Many carers continue to try to provide a ‘loving’, caring environment yet the child continues to challenge them. Through lack of reciprocity, connection and reward from the child blocked care develops where the carer becomes defensive and then stuck in a negative cycle with the child. In this scenario, there is little room for the so called ’fluffy, gooey love’. The reality of loving children who have experienced trauma is often much more intricate than that. Loving someone, particularly a child whose relational templates tell them that no adult is safe, that the world is unsafe, can be exhausting and challenging work. Alongside the gentle and heartfelt moments you do experience with the child, there are those times when you feel so challenged that you question your own capacity to love whole heartedly.

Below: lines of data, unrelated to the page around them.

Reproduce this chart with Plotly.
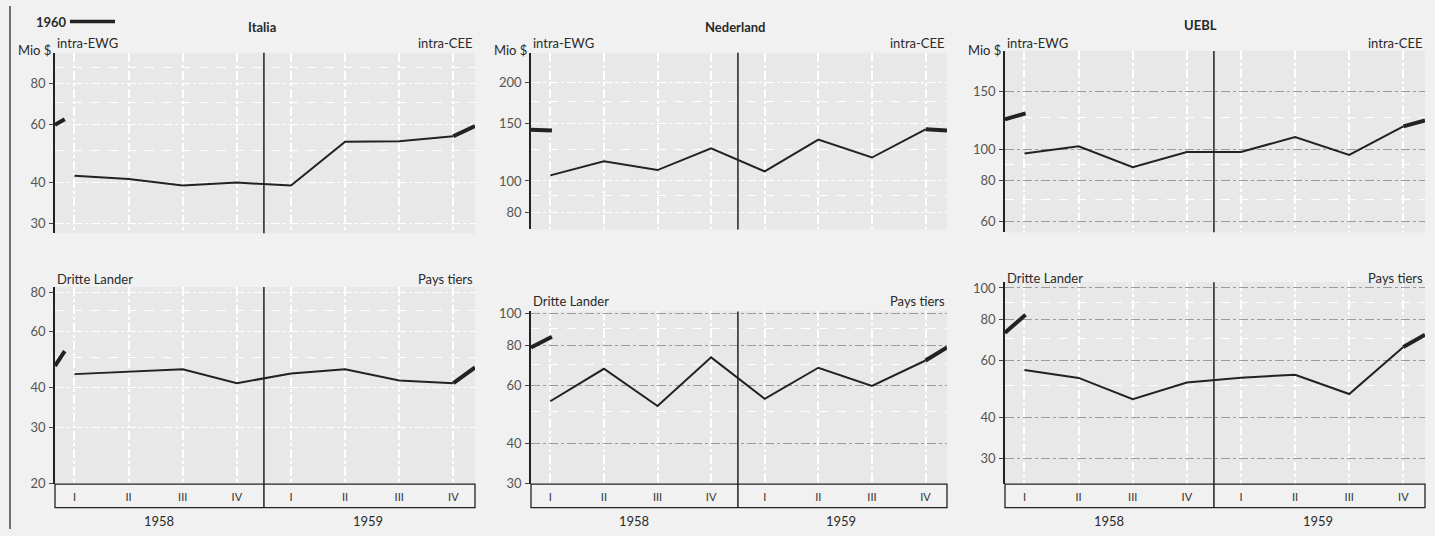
import plotly.graph_objects as go

W, H = 1435, 536

quarters = ["I", "II", "III", "IV", "I", "II", "III", "IV"]
quarter_pos = [0, 1, 2, 3, 4, 5, 6, 7]
years = ["1958", "1959"]
year_pos = [1.57, 5.42]

# intra-EWG / intra-CEE, Mio $, 1958 I .. 1959 IV
italia_intra = [42, 41, 39.2, 40, 39.2, 53.3, 53.5, 55.4]
nederland_intra = [104, 115, 108, 126, 107, 134, 118, 144]
uebl_intra = [97, 102, 88, 98, 98, 109, 96, 117.5]

# Dritte Lander / Pays tiers
italia_tiers = [44.2, 44.9, 45.8, 41.4, 44.4, 45.8, 42.2, 41.4]
nederland_tiers = [53.8, 67.7, 52, 73.4, 54.7, 68.2, 60, 71.8]
uebl_tiers = [56, 52.9, 45.5, 51.2, 53, 54.1, 47.2, 65.9]

# 1960 (thick line): left stub start/end, value at right edge
italia_intra_1960 = [60, 62.4, 59.5]
nederland_intra_1960 = [143.7, 142.8, 142.8]
uebl_intra_1960 = [123.6, 128.9, 122.5]
italia_tiers_1960 = [46.9, 52.2, 46.4]
nederland_tiers_1960 = [78.7, 84.9, 78.7]
uebl_tiers_1960 = [72.9, 82.7, 71.8]

# y ticks per panel
italia_intra_ticks = [30, 40, 60, 80]
nederland_intra_ticks = [80, 100, 150, 200]
uebl_intra_ticks = [60, 80, 100, 150]
italia_tiers_ticks = [20, 30, 40, 60, 80]
nederland_tiers_ticks = [30, 40, 60, 80, 100]
uebl_tiers_ticks = [30, 40, 60, 80, 100]

X_RANGE = [-0.36, 7.4]
DARK = "#222222"
FONT = "Lato, Open Sans, sans-serif"


def px(x):
    return x / W


def py(y):
    return 1 - y / H


def label(text, x, y, xanchor="center", size=13, bold=False, xref="paper"):
    return dict(text=text, x=x, y=y, xref=xref, yref="paper", xanchor=xanchor,
                yanchor="middle", showarrow=False,
                font=dict(size=size, color="#2a2a2a", family=FONT,
                          weight="bold" if bold else "normal"))


cols = [
    dict(name="Italia", x0=55, x1=475, stub=-0.18, title_x=262, title_y=22, mio_x=53),
    dict(name="Nederland", x0=531, x1=947, stub=0.03, title_x=735, title_y=22, mio_x=529),
    dict(name="UEBL", x0=1005, x1=1425, stub=0.02, title_x=1200, title_y=19, mio_x=1003),
]

panels = [
    # top row
    dict(col=0, top=True, y=italia_intra, y60=italia_intra_1960, ticks=italia_intra_ticks,
         minor=[50, 70, 90], dom=(48, 233), rng=[1.4473, 1.9979], grid="white"),
    dict(col=1, top=True, y=nederland_intra, y60=nederland_intra_1960, ticks=nederland_intra_ticks,
         minor=[90, 125, 175], dom=(48, 229), rng=[1.8512, 2.3931], grid="white"),
    dict(col=2, top=True, y=uebl_intra, y60=uebl_intra_1960, ticks=uebl_intra_ticks,
         minor=[70, 90, 125], dom=(46, 232), rng=[1.7438, 2.3024], grid="#9c9c9c"),
    # bottom row
    dict(col=0, top=False, y=italia_tiers, y60=italia_tiers_1960, ticks=italia_tiers_ticks,
         minor=[50, 70], dom=(288, 490), rng=[1.300, 1.919], grid="white", lbl_y=280),
    dict(col=1, top=False, y=nederland_tiers, y60=nederland_tiers_1960, ticks=nederland_tiers_ticks,
         minor=[50, 70, 90], dom=(313, 490), rng=[1.476, 2.007], grid="#9c9c9c", lbl_y=302),
    dict(col=2, top=False, y=uebl_tiers, y60=uebl_tiers_1960, ticks=uebl_tiers_ticks,
         minor=[50, 70, 90], dom=(283, 490), rng=[1.397, 2.018], grid="#9c9c9c", lbl_y=279),
]

fig = go.Figure()
layout = {}
shapes = []
annotations = []
STRIP_BOTTOM = 514

for k, p in enumerate(panels, start=1):
    c = cols[p["col"]]
    sfx = "" if k == 1 else str(k)
    xa, ya = "x" + sfx, "y" + sfx
    # main 1958-1959 line
    fig.add_trace(go.Scatter(
        x=quarter_pos, y=p["y"], xaxis=xa, yaxis=ya, mode="lines",
        line=dict(color=DARK, width=2), showlegend=False, hoverinfo="skip"))
    # 1960 thick stubs
    a, b, e = p["y60"]
    fig.add_trace(go.Scatter(
        x=[X_RANGE[0], c["stub"], None, quarter_pos[-1], X_RANGE[1]],
        y=[a, b, None, p["y"][-1], e], xaxis=xa, yaxis=ya, mode="lines",
        line=dict(color=DARK, width=4), showlegend=False, hoverinfo="skip",
        connectgaps=False))

    layout["xaxis" + sfx] = dict(
        domain=[px(c["x0"]), px(c["x1"])], anchor=ya, range=X_RANGE,
        tickvals=quarter_pos, ticktext=quarters,
        showticklabels=not p["top"], ticks="", showline=False, zeroline=False,
        showgrid=True, gridcolor="white", gridwidth=1.5, griddash="dashdot",
        tickfont=dict(size=11, color="#333", family=FONT), ticklabelstandoff=5,
        fixedrange=True)
    layout["yaxis" + sfx] = dict(
        domain=[py(p["dom"][1]), py(p["dom"][0])], anchor=xa, type="log",
        range=p["rng"], tickvals=p["ticks"], ticktext=[str(t) for t in p["ticks"]],
        ticks="outside", ticklen=4, tickcolor="#444", showline=True,
        linecolor=DARK, linewidth=1.5, showgrid=True, gridcolor=p["grid"],
        gridwidth=1.2, griddash="dashdot", zeroline=False,
        minor=dict(tickvals=p["minor"], showgrid=True, gridcolor="white",
                   griddash="dash", gridwidth=1, ticks=""),
        tickfont=dict(size=13, color="#555", family=FONT), ticklabelstandoff=1,
        fixedrange=True)

    if p["top"]:
        shapes.append(dict(type="line", xref=xa, yref=f"{ya} domain", x0=3.5, x1=3.5,
                           y0=0, y1=1, line=dict(color=DARK, width=1.5)))
        annotations += [
            label(c["name"], px(c["title_x"]), py(c["title_y"]), size=13, bold=True),
            label("intra-EWG", px(c["x0"]), py(38), xanchor="left"),
            label("intra-CEE", px(c["x1"]), py(38), xanchor="right"),
            label("Mio $", px(c["mio_x"]), py(45), xanchor="right"),
        ]
    else:
        shapes.append(dict(type="line", xref=xa, yref="paper", x0=3.5, x1=3.5,
                           y0=py(STRIP_BOTTOM), y1=py(p["dom"][0]),
                           line=dict(color=DARK, width=1.5)))
        shapes.append(dict(type="rect", xref=f"{xa} domain", yref="paper", x0=0, x1=1,
                           y0=py(STRIP_BOTTOM), y1=py(p["dom"][1]),
                           line=dict(color=DARK, width=1.3), layer="above"))
        annotations += [
            label("Dritte Lander", px(c["x0"]), py(p["lbl_y"]), xanchor="left"),
            label("Pays tiers", px(c["x1"]), py(p["lbl_y"]), xanchor="right"),
        ]
        for yr, xp in zip(years, year_pos):
            annotations.append(label(yr, xp, py(528), xref=xa))

# legend "1960 ----"
annotations.append(label("1960", px(34), py(16), xanchor="left", bold=True))
shapes.append(dict(type="line", xref="paper", yref="paper", x0=px(70), x1=px(115),
                   y0=py(16), y1=py(16), line=dict(color=DARK, width=3.5)))
# left frame line of the page
shapes.append(dict(type="line", xref="paper", yref="paper", x0=px(10), x1=px(10),
                   y0=0, y1=1, line=dict(color="#444", width=1.5)))

fig.update_layout(
    width=W, height=H,
    margin=dict(l=0, r=0, t=0, b=0),
    paper_bgcolor="#f1f1f1",
    plot_bgcolor="#e8e8e8",
    font=dict(family=FONT, color="#333"),
    shapes=shapes,
    annotations=annotations,
    showlegend=False,
    **layout,
)

fig.write_html("out.html", config={"displayModeBar": False},
               post_script="document.body.style.margin='0';")
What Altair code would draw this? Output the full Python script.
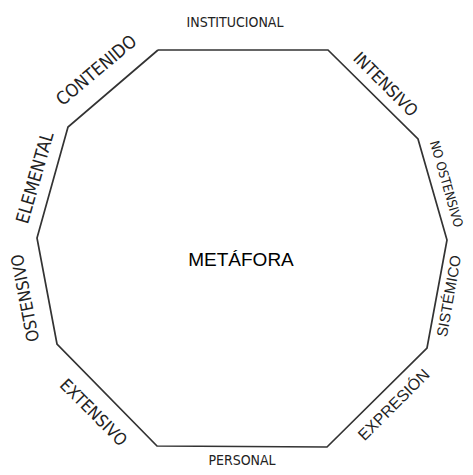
import altair as alt
import pandas as pd

# decagon vertices (clockwise from top-left), in picture coordinates
vx = [158, 328, 418, 447, 427, 327, 157, 57, 37, 68]
vy = [50, 50, 139, 240, 348, 447, 446, 344, 238, 127]

# side labels
labels = ["INSTITUCIONAL", "INTENSIVO", "NO OSTENSIVO", "SISTÉMICO", "EXPRESIÓN",
          "PERSONAL", "EXTENSIVO", "OSTENSIVO", "ELEMENTAL", "CONTENIDO"]
lx = [235, 385, 446, 449, 394, 242, 93, 26, 36, 97]
ly = [23, 85, 184, 296, 405, 461, 413, 298, 178, 71]
la = [0, 45, 74, 280, 315, 0, 45, 259, 286, 320]
ls = [14, 17, 13, 15, 16, 14, 17, 17, 18, 18]
narrow = [True, True, True, False, False, True, True, True, True, True]

center_label = ["METÁFORA"]

poly = pd.DataFrame({
    "x": vx + [vx[0]],
    "y": vy + [vy[0]],
    "o": list(range(len(vx) + 1)),
})
lab = pd.DataFrame({"t": labels, "x": lx, "y": ly, "a": la, "s": ls, "n": narrow})
cen = pd.DataFrame({"t": center_label, "x": [241], "y": [260]})

xs = alt.Scale(domain=[8, 465], nice=False, zero=False)
ys = alt.Scale(domain=[8, 467], nice=False, zero=False, reverse=True)
X = lambda: alt.X("x:Q", scale=xs, axis=None)
Y = lambda: alt.Y("y:Q", scale=ys, axis=None)

line = alt.Chart(poly).mark_line(color="#333333", strokeWidth=1.7).encode(
    x=X(), y=Y(), order="o:O")

narrow_txt = alt.Chart(lab).transform_filter("datum.n").mark_text(
    font="Liberation Sans Narrow, DejaVu Sans Condensed, sans-serif",
    color="#222222", baseline="middle", align="center").encode(
    x=X(), y=Y(), text="t:N", angle=alt.Angle("a:Q", scale=None),
    size=alt.Size("s:Q", scale=None, legend=None))

reg_txt = alt.Chart(lab).transform_filter("!datum.n").mark_text(
    font="Liberation Sans, Arial, sans-serif",
    color="#222222", baseline="middle", align="center").encode(
    x=X(), y=Y(), text="t:N", angle=alt.Angle("a:Q", scale=None),
    size=alt.Size("s:Q", scale=None, legend=None))

cen_txt = alt.Chart(cen).mark_text(
    font="Liberation Sans, Arial, sans-serif", fontSize=19, color="#000000",
    baseline="middle", align="center").encode(x=X(), y=Y(), text="t:N")

chart = alt.layer(line, narrow_txt, reg_txt, cen_txt).properties(
    width=457, height=459, padding=0, autosize="none"
).configure_view(stroke=None)

chart.save("out.html", embed_options={"renderer": "svg", "actions": False})
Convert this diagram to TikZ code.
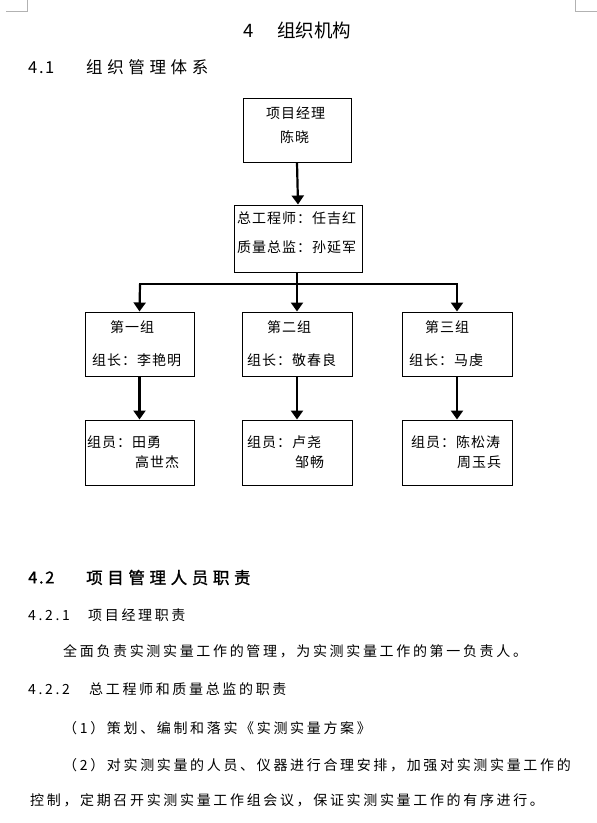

ALL children are loveable and deserve love. Children deserve and are entitled to the soft, gooey love described earlier: A love that celebrates their amazing strengths, individuality and unique place in the world. But, children also deserve a love that gets messy in the trenches with them. When the child is throwing every possible barrier at you, and yet you stick with them.

Love is about being safe, predictable, attuned to the child’s needs and co-regulating with the child, even when you feel like you have nothing left to give. That you are showing the child through your actions, your facial expressions and your words, that you see them, you hear them, you get them, at their best and their worst. When you are willing to sit down in the darkness and the cold with them, holding that space and ever so gently helping them to find their way out, you make love tangible. Consistency and predictability, experienced over time, help children know that no matter what they do or say, you will be there, holding strong, no matter how long it takes, ready to catch them if they fall.

A dear friend of mine often speaks of everyone needing a soft place to land. To me, that is what love is. When someone is that soft place to land for you, you will never be afraid to fall.